4.2. Deve, poi, osservarsi che la corte distrettuale ha affermato che il (OMISSIS) – il quale, nel richiedere il decreto ingiuntivo e nello spiegare le difese a seguito dell’opposizione, aveva dato un preciso titolo al rapporto sottostante le cambiali prodotte, chiarendo che la sua pretesa creditoria faceva riferimento a forniture di materiali edili – non aveva fornito alcuna prova relativa alla effettivita’ delle forniture predette, non producendo alcuna fattura, ne’ presentandosi a rendere l’interrogatorio formale deferitogli, e che, percio’ (svolgendosi l’opposizione a decreto ingiuntivo secondo le norme del procedimento ordinario, che impone a chi fa valere un diritto l’onere di fornirne adeguata dimostrazione), doveva revocarsi il menzionato decreto: e’ affatto ragionevole ritenere, dunque, alla stregua dei suesposti principi, che, cosi’ operando, quella corte abbia inteso disattendere integralmente la domanda dell’originario ricorrente in monitorio, derivandone, cosi’, da un lato, la inconfigurabilita’ della lamentata violazione dell’articolo 112 c.p.c., e, dall’altro, la inammissibilita’, per quanto si e’ gia’ detto con riguardo al secondo motivo, delle ulteriori argomentazioni del (OMISSIS) volte a censurare il risultato del complessivo governo del materiale istruttorio effettuato dalla corte a quo.
5. Il ricorso va, pertanto, respinto, restando le spese del giudizio di legittimita’ regolate dal principio di soccombenza, e dandosi atto, altresi’, – in assenza di ogni discrezionalita’ al riguardo (cfr.
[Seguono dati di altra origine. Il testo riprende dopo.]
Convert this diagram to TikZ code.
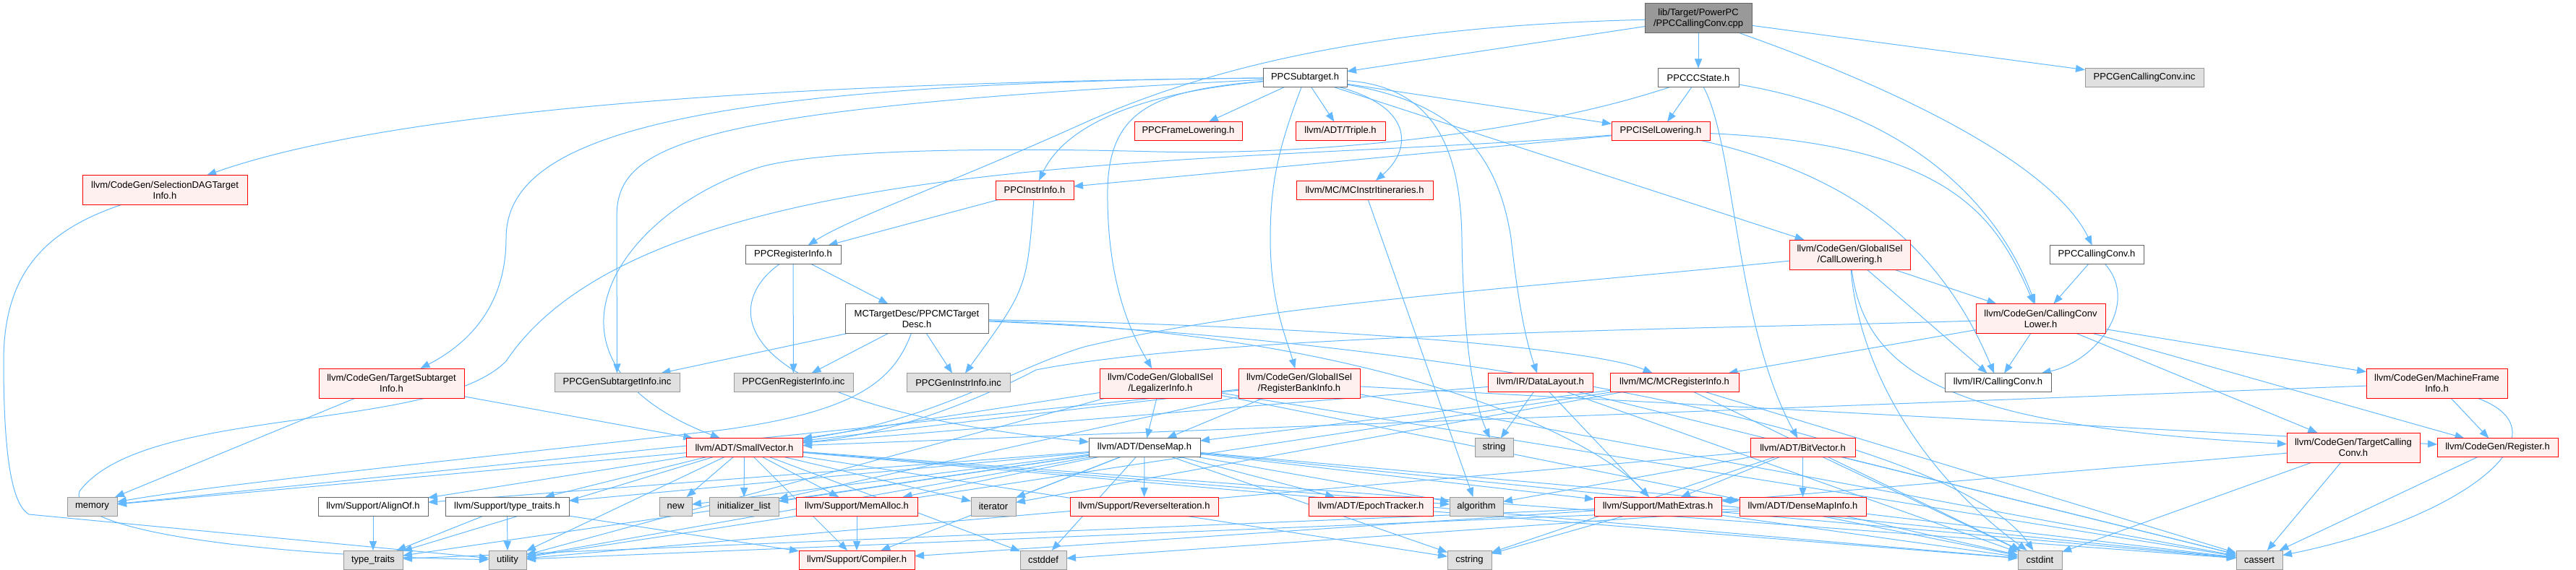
\documentclass[tikz,border=0pt]{standalone}
\usepackage{fontspec}
\setmainfont{Liberation Sans}
\usetikzlibrary{arrows.meta,backgrounds}
\definecolor{eblue}{HTML}{63B8FF}
\definecolor{rdb}{HTML}{FF0000}
\definecolor{rdf}{HTML}{FFF0F0}
\definecolor{gyb}{HTML}{999999}
\definecolor{gyf}{HTML}{E0E0E0}
\definecolor{wtb}{HTML}{666666}
\definecolor{rtf}{HTML}{999999}
\tikzset{
 nb/.style={draw, rectangle, inner sep=0pt, outer sep=0pt, font=\fontsize{13}{15}\selectfont, align=center, line width=1pt, minimum height=26pt},
 rd/.style={nb, draw=rdb, fill=rdf},
 gy/.style={nb, draw=gyb, fill=gyf},
 wt/.style={nb, draw=wtb, fill=white},
 rt/.style={nb, draw=wtb, fill=rtf},
 mw/.style={minimum width=#1pt},
 tall/.style={minimum height=41pt},
 e/.style={draw=eblue, line width=1pt, -{Triangle[length=13pt,width=10pt]}},
}
\begin{document}
\begin{tikzpicture}[x=1pt,y=-1pt]
\useasboundingbox (0,0) rectangle (3563,789);
% row 0
\node[rt,mw=148,tall] (root) at (2349,25.5) {lib/Target/PowerPC\\/PPCCallingConv.cpp};
% row 1
\node[wt,mw=116] (sub) at (1805,107.5) {PPCSubtarget.h};
\node[wt,mw=112] (ccs) at (2349,107.5) {PPCCCState.h};
\node[gy,mw=164] (gcc) at (2966,107.5) {PPCGenCallingConv.inc};
% row 2
\node[rd,mw=149] (pfl) at (1643.5,181.5) {PPCFrameLowering.h};
\node[rd,mw=124] (tri) at (1854,181.5) {llvm/ADT/Triple.h};
\node[rd,mw=136] (isel) at (2297,181.5) {PPCISelLowering.h};
% row 3
\node[rd,mw=108] (pii) at (1431,263) {PPCInstrInfo.h};
\node[rd,mw=189] (mcii) at (1887.5,263) {llvm/MC/MCInstrItineraries.h};
\node[rd,mw=228,tall] (sdag) at (228,263) {llvm/CodeGen/SelectionDAGTarget\\Info.h};
% row 4
\node[wt,mw=132] (pri) at (1097,352.5) {PPCRegisterInfo.h};
\node[rd,mw=167,tall] (cl) at (2558.5,352.5) {llvm/CodeGen/GlobalISel\\/CallLowering.h};
\node[wt,mw=130] (pcc) at (2900,352.5) {PPCCallingConv.h};
% row 5
\node[wt,mw=198,tall] (mctd) at (1268,441) {MCTargetDesc/PPCMCTarget\\Desc.h};
\node[rd,mw=179,tall] (ccl) at (2822.5,441) {llvm/CodeGen/CallingConv\\Lower.h};
% row 6
\node[rd,mw=201,tall] (tsi) at (541.5,530.5) {llvm/CodeGen/TargetSubtarget\\Info.h};
\node[gy,mw=173] (gsi) at (853.5,529.5) {PPCGenSubtargetInfo.inc};
\node[gy,mw=165] (gri) at (1097.5,529.5) {PPCGenRegisterInfo.inc};
\node[gy,mw=143] (gii) at (1325.5,529.5) {PPCGenInstrInfo.inc};
\node[rd,mw=168,tall] (li) at (1605,530.5) {llvm/CodeGen/GlobalISel\\/LegalizerInfo.h};
\node[rd,mw=168,tall] (rbi) at (1797,530.5) {llvm/CodeGen/GlobalISel\\/RegisterBankInfo.h};
\node[rd,mw=145] (dl) at (2130.5,529.5) {llvm/IR/DataLayout.h};
\node[rd,mw=178] (mcri) at (2316,529.5) {llvm/MC/MCRegisterInfo.h};
\node[wt,mw=147] (irc) at (2763.5,529.5) {llvm/IR/CallingConv.h};
\node[rd,mw=195,tall] (mfi) at (3370.5,530.5) {llvm/CodeGen/MachineFrame\\Info.h};
% row 7
\node[rd,mw=161] (sv) at (1029.5,619.5) {llvm/ADT/SmallVector.h};
\node[wt,mw=154] (dm) at (1583,619.5) {llvm/ADT/DenseMap.h};
\node[gy,mw=53] (str) at (2066.5,619.5) {string};
\node[rd,mw=145] (bv) at (2493.5,619.5) {llvm/ADT/BitVector.h};
\node[rd,mw=184,tall] (tcc) at (3255,619.5) {llvm/CodeGen/TargetCalling\\Conv.h};
\node[rd,mw=167] (reg) at (3454.5,619.5) {llvm/CodeGen/Register.h};
% row 8
\node[gy,mw=69] (mem) at (127.5,701) {memory};
\node[wt,mw=152] (ao) at (516,701) {llvm/Support/AlignOf.h};
\node[wt,mw=171] (ltt) at (701.5,701) {llvm/Support/type\_traits.h};
\node[gy,mw=45] (new) at (934.5,701) {new};
\node[gy,mw=96] (il) at (1029,701) {initializer\_list};
\node[rd,mw=168] (ma) at (1185,701) {llvm/Support/MemAlloc.h};
\node[gy,mw=62] (it) at (1374,701) {iterator};
\node[rd,mw=205] (ri) at (1582.5,701) {llvm/Support/ReverseIteration.h};
\node[rd,mw=172] (et) at (1896,701) {llvm/ADT/EpochTracker.h};
\node[gy,mw=74] (alg) at (2042,701) {algorithm};
\node[rd,mw=176] (me) at (2293,701) {llvm/Support/MathExtras.h};
\node[rd,mw=175] (dmi) at (2493.5,701) {llvm/ADT/DenseMapInfo.h};
% row 9
\node[gy,mw=82] (tt) at (516,775) {type\_traits};
\node[gy,mw=52] (ut) at (702,775) {utility};
\node[rd,mw=160] (comp) at (1185,775) {llvm/Support/Compiler.h};
\node[gy,mw=64] (cdef) at (1443,775) {cstddef};
\node[gy,mw=61] (cstr) at (2032.5,775) {cstring};
\node[gy,mw=61] (cint) at (2821.5,775) {cstdint};
\node[gy,mw=64] (cas) at (3125,775) {cassert};

\begin{pgfonlayer}{background}
% root
\draw[e] (root) -- (sub);
\draw[e] (root) -- (ccs);
\draw[e] (root) -- (gcc);
\draw[e] (root) .. controls (2700,150) and (2850,250) .. (pcc);
\draw[e] (root) .. controls (1950,35) and (1700,80) .. (1500,170) .. controls (1300,260) and (1180,300) .. (pri);
% PPCCCState
\draw[e] (ccs) -- (isel);
\draw[e] (ccs) .. controls (2400,200) and (2400,450) .. (bv);
\draw[e] (ccs) .. controls (2660,160) and (2770,300) .. (ccl);
\draw[e] (ccs) .. controls (2100,190) and (1800,215) .. (1600,210) .. controls (1300,202) and (1100,212) .. (1040,235) .. controls (850,300) and (720,500) .. (sv);
% PPCSubtarget
\draw[e] (sub) -- (pfl);
\draw[e] (sub) -- (tri);
\draw[e] (sub) -- (isel);
\draw[e] (sub) -- (cl);
\draw[e] (sub) .. controls (1560,130) and (1470,180) .. (pii);
\draw[e] (sub) .. controls (1960,150) and (1950,210) .. (mcii);
\draw[e] (sub) .. controls (1000,115) and (520,160) .. (sdag);
\draw[e] (sub) .. controls (900,115) and (700,200) .. (700,330) .. controls (700,430) and (640,480) .. (tsi);
\draw[e] (sub) .. controls (950,150) and (853,200) .. (853,300) -- (gsi);
\draw[e] (sub) .. controls (1600,125) and (1535,150) .. (1532,260) .. controls (1530,400) and (1570,470) .. (li);
\draw[e] (sub) .. controls (1770,200) and (1757,250) .. (1757,330) .. controls (1757,420) and (1780,470) .. (rbi);
\draw[e] (sub) .. controls (2000,140) and (2070,200) .. (2090,330) .. controls (2100,420) and (2110,470) .. (dl);
\draw[e] (sub) .. controls (1980,120) and (2020,200) .. (2022,330) .. controls (2024,480) and (2040,560) .. (str);
% PPCISelLowering
\draw[e] (isel) -- (pii);
\draw[e] (isel) .. controls (2700,200) and (2760,300) .. (ccl);
\draw[e] (isel) .. controls (2550,240) and (2680,330) .. (irc);
\draw[e] (isel) .. controls (1700,230) and (900,200) .. (700,500) .. controls (600,600) and (200,560) .. (110,680) .. controls (90,740) and (400,770) .. (ut);
% PPCInstrInfo / PPCRegisterInfo
\draw[e] (pii) -- (pri);
\draw[e] (pii) .. controls (1420,400) .. (gii);
\draw[e] (pri) -- (mctd);
\draw[e] (pri) -- (gri);
\draw[e] (pri) .. controls (1000,420) and (990,560) .. (dm);
% PPCMCTargetDesc
\draw[e] (mctd) -- (gsi);
\draw[e] (mctd) -- (gri);
\draw[e] (mctd) -- (gii);
\draw[e] (mctd) .. controls (1800,450) and (2200,480) .. (mcri);
\draw[e] (mctd) .. controls (1900,460) and (2200,600) .. (me);
\draw[e] (mctd) .. controls (2000,470) and (2700,600) .. (cint);
\draw[e] (mctd) .. controls (1235,530) and (1180,570) .. (1000,595) .. controls (700,630) and (300,670) .. (mem);
% PPCCallingConv
\draw[e] (pcc) -- (ccl);
\draw[e] (pcc) .. controls (2960,420) and (2900,500) .. (irc);
% CallingConvLower
\draw[e] (ccl) .. controls (2400,455) and (1700,460) .. (1433,512) .. controls (1380,540) and (1250,600) .. (sv);
\draw[e] (ccl) -- (mcri);
\draw[e] (ccl) -- (irc);
\draw[e] (ccl) -- (mfi);
\draw[e] (ccl) -- (tcc);
\draw[e] (ccl) -- (reg);
% CallLowering
\draw[e] (cl) .. controls (2100,400) and (1750,420) .. (1500,480) .. controls (1400,510) and (1300,580) .. (sv);
\draw[e] (cl) -- (ccl);
\draw[e] (cl) -- (irc);
\draw[e] (cl) .. controls (2580,520) and (2700,590) .. (tcc);
\draw[e] (cl) .. controls (2570,500) and (2650,650) .. (cint);
% LegalizerInfo
\draw[e] (li) -- (dm);
\draw[e] (li) -- (sv);
\draw[e] (li) -- (cas);
\draw[e] (li) -- (cint);
\draw[e] (li) -- (ut);
% RegisterBankInfo
\draw[e] (rbi) -- (dm);
\draw[e] (rbi) -- (sv);
\draw[e] (rbi) -- (reg);
\draw[e] (rbi) -- (cas);
\draw[e] (rbi) -- (il);
\draw[e] (rbi) -- (mem);
% DataLayout
\draw[e] (dl) -- (sv);
\draw[e] (dl) -- (me);
\draw[e] (dl) -- (str);
\draw[e] (dl) -- (cas);
\draw[e] (dl) -- (cint);
% MCRegisterInfo
\draw[e] (mcri) -- (dm);
\draw[e] (mcri) -- (cas);
\draw[e] (mcri) -- (cint);
\draw[e] (mcri) -- (it);
\draw[e] (mcri) -- (ut);
% misc
\draw[e] (tsi) -- (sv);
\draw[e] (tsi) -- (mem);
\draw[e] (sdag) .. controls (60,320) and (5,380) .. (5,500) .. controls (5,650) and (20,700) .. (40,712) -- (ut);
\draw[e] (mfi) -- (sv);
\draw[e] (mfi) -- (reg);
\draw[e] (mfi) .. controls (3560,600) and (3400,720) .. (cas);
\draw[e] (tcc) -- (me);
\draw[e] (tcc) -- (cas);
\draw[e] (tcc) -- (cint);
\draw[e] (reg) -- (cas);
\draw[e] (mcii) -- (alg);
% SmallVector
\draw[e] (sv) -- (ao);
\draw[e] (sv) -- (ltt);
\draw[e] (sv) -- (new);
\draw[e] (sv) -- (il);
\draw[e] (sv) -- (ma);
\draw[e] (sv) -- (mem);
\draw[e] (sv) -- (tt);
\draw[e] (sv) -- (ut);
\draw[e] (sv) -- (comp);
\draw[e] (sv) -- (alg);
\draw[e] (sv) -- (cas);
\draw[e] (sv) -- (cdef);
\draw[e] (sv) -- (cint);
\draw[e] (sv) -- (cstr);
\draw[e] (sv) -- (it);
% DenseMap
\draw[e] (dm) -- (dmi);
\draw[e] (dm) -- (et);
\draw[e] (dm) -- (ao);
\draw[e] (dm) -- (comp);
\draw[e] (dm) -- (me);
\draw[e] (dm) -- (ma);
\draw[e] (dm) -- (ri);
\draw[e] (dm) -- (ltt);
\draw[e] (dm) -- (alg);
\draw[e] (dm) -- (cas);
\draw[e] (dm) -- (cdef);
\draw[e] (dm) -- (cstr);
\draw[e] (dm) -- (il);
\draw[e] (dm) -- (it);
\draw[e] (dm) -- (new);
\draw[e] (dm) -- (tt);
\draw[e] (dm) -- (ut);
% BitVector
\draw[e] (bv) -- (dmi);
\draw[e] (bv) -- (me);
\draw[e] (bv) -- (alg);
\draw[e] (bv) -- (cas);
\draw[e] (bv) -- (cint);
\draw[e] (bv) -- (cstr);
\draw[e] (bv) -- (ut);
% MathExtras
\draw[e] (me) -- (comp);
\draw[e] (me) -- (cas);
\draw[e] (me) -- (cint);
\draw[e] (me) -- (cstr);
\draw[e] (me) -- (tt);
% DenseMapInfo
\draw[e] (dmi) -- (cas);
\draw[e] (dmi) -- (cint);
\draw[e] (dmi) -- (ut);
\draw[e] (dmi) -- (cdef);
% small
\draw[e] (et) -- (cint);
\draw[e] (ma) -- (comp);
\draw[e] (ao) -- (tt);
\draw[e] (ltt) -- (tt);
\draw[e] (ltt) -- (ut);
\draw[e] (ltt) -- (comp);
\end{pgfonlayer}
\end{tikzpicture}
\end{document}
Cass. n. 5955 del 2014; Cass., S.U., n. 24245 del 2015; Cass., S.U., n. 15279 del 2017) – della sussistenza dei presupposti per l’applicazione, a carico della parte ricorrente, del Decreto del Presidente della Repubblica 30 maggio 2002, n. 115, articolo 13, comma 1-quater, inserito dalla L. 24 dicembre 2012, n. 228, articolo 1, comma 17 (applicabile ratione temporis, essendo stato il ricorso proposto il 20 ottobre 2017).

P.Q.M.

La Corte rigetta il ricorso e condanna la ricorrente al pagamento delle spese del giudizio di legittimita’, che liquida in Euro 4.000,00 per compensi, oltre alle spese forfettarie nella misura del 15%, agli esborsi liquidati in Euro 100,00, ed agli accessori di legge.
Ai sensi del Decreto del Presidente della Repubblica n. 115 del 2002, articolo 13, comma 1-quater, inserito dalla L. n. 228 del 2012, articolo 1, comma 17, da’ atto della sussistenza dei presupposti per il versamento, da parte della ricorrente, dell’ulteriore importo a titolo di contributo unificato pari a quello dovuto per il ricorso, giusta lo stesso articolo 13, comma 1-bis.